Your SA Tap Water Is Probably Ruining Your Coffee — Here's How to Fix It

Bibi Burness June 4, 2026

The Most Important Ingredient You're Ignoring

I'm going to say something that sounds dramatic but is genuinely true: water is 98% of your filter coffee and 90% of your espresso. The beans get all the glory, but the water is doing the heavy lifting.

I discovered this the hard way. I bought the same bag of beans from Origin Coffee Roasting in Cape Town and brewed it at home in Meyerton, Gauteng. Same dose. Same grind. Same recipe. The Cape Town cup was bright and fruity. The Meyerton cup was rounder, fuller, with less acidity. Same beans. Completely different coffee.

The difference? Water.

Cape Town's tap water is incredibly soft — some zones have a TDS (total dissolved solids) as low as 51 mg/L. Gauteng's Rand Water sits around 150–180 mg/L. That's not a small gap. It's the gap between under-extracted and well-extracted coffee.

So I went down the rabbit hole. I read the SCA (Specialty Coffee Association) water standard. I pulled every municipal water report I could find. I tested bottled water brands. And I built a tool that puts it all in one place.

→ Check your water quality for coffee

What the SCA Says Good Coffee Water Looks Like

The SCA published a water standard based on decades of sensory research. The numbers that matter most:

  • TDS: 75–250 mg/L (ideal: 150)
  • Total hardness: 50–175 mg/L CaCO₃ (ideal: 68)
  • Alkalinity: 40–70 mg/L CaCO₃ (ideal: 40)
  • pH: 6.0–8.0 (ideal: 7.0)

Alkalinity is the big one. It's the buffer that controls how much acidity you taste in the cup. Too high and your coffee tastes flat and dull. Too low and it's sharp, sour, all over the place. Most SA municipalities don't even publish it.

The SA Tap Water Picture — City by City

Here's the uncomfortable truth: only two water authorities in South Africa publish actual mineral data — Rand Water (Gauteng) and the City of Cape Town. Everyone else just says "SANS 241 compliant" (which means it's safe to drink, but tells you nothing about how it brews).

Gauteng — You're Lucky

If you live in Joburg, Pretoria, Centurion, Meyerton or the East Rand, your tap water is already surprisingly close to the SCA ideal. Rand Water's Vaal system delivers hardness around 73–81 mg/L, TDS 150–180, and a neutral pH. That's good coffee water.
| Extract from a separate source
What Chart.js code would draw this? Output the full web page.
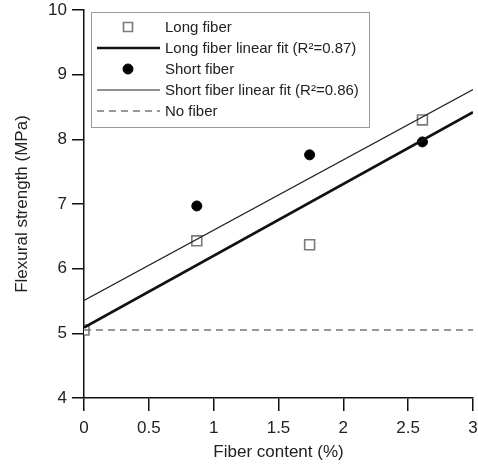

The missing piece? Alkalinity. Rand Water doesn't publish it. I've used a research-backed estimate (alkalinity ≈ hardness for bicarbonate-dominated SA water), but it's a fallback, not a measurement. If you want to know for sure, a R60 aquarium GH/KH test kit from Builders or Takealot will tell you in two minutes.

My honest advice for Gauteng: a basic carbon filter jug (Brita, BWT Penguin — around R200–R400) to strip the chlorine taste, and you're golden. No need to buy bottled.

Cape Town — Too Soft for Coffee

Cape Town is the opposite problem. The water is beautifully clean and soft — hardness as low as 20 mg/L, TDS around 50–80. That's below the SCA minimum. Your coffee will tend towards thin, sour, and under-extracted no matter how dialled-in your grinder is.

The one exception: Simon's Town (Brooklands supply zone) sits at hardness 88 and TDS 287 — the hard outlier in a soft city.

If you're in Cape Town, filtering your tap won't help (you can't filter minerals into water). You need to remineralise, or switch to a bottled water that's closer to spec.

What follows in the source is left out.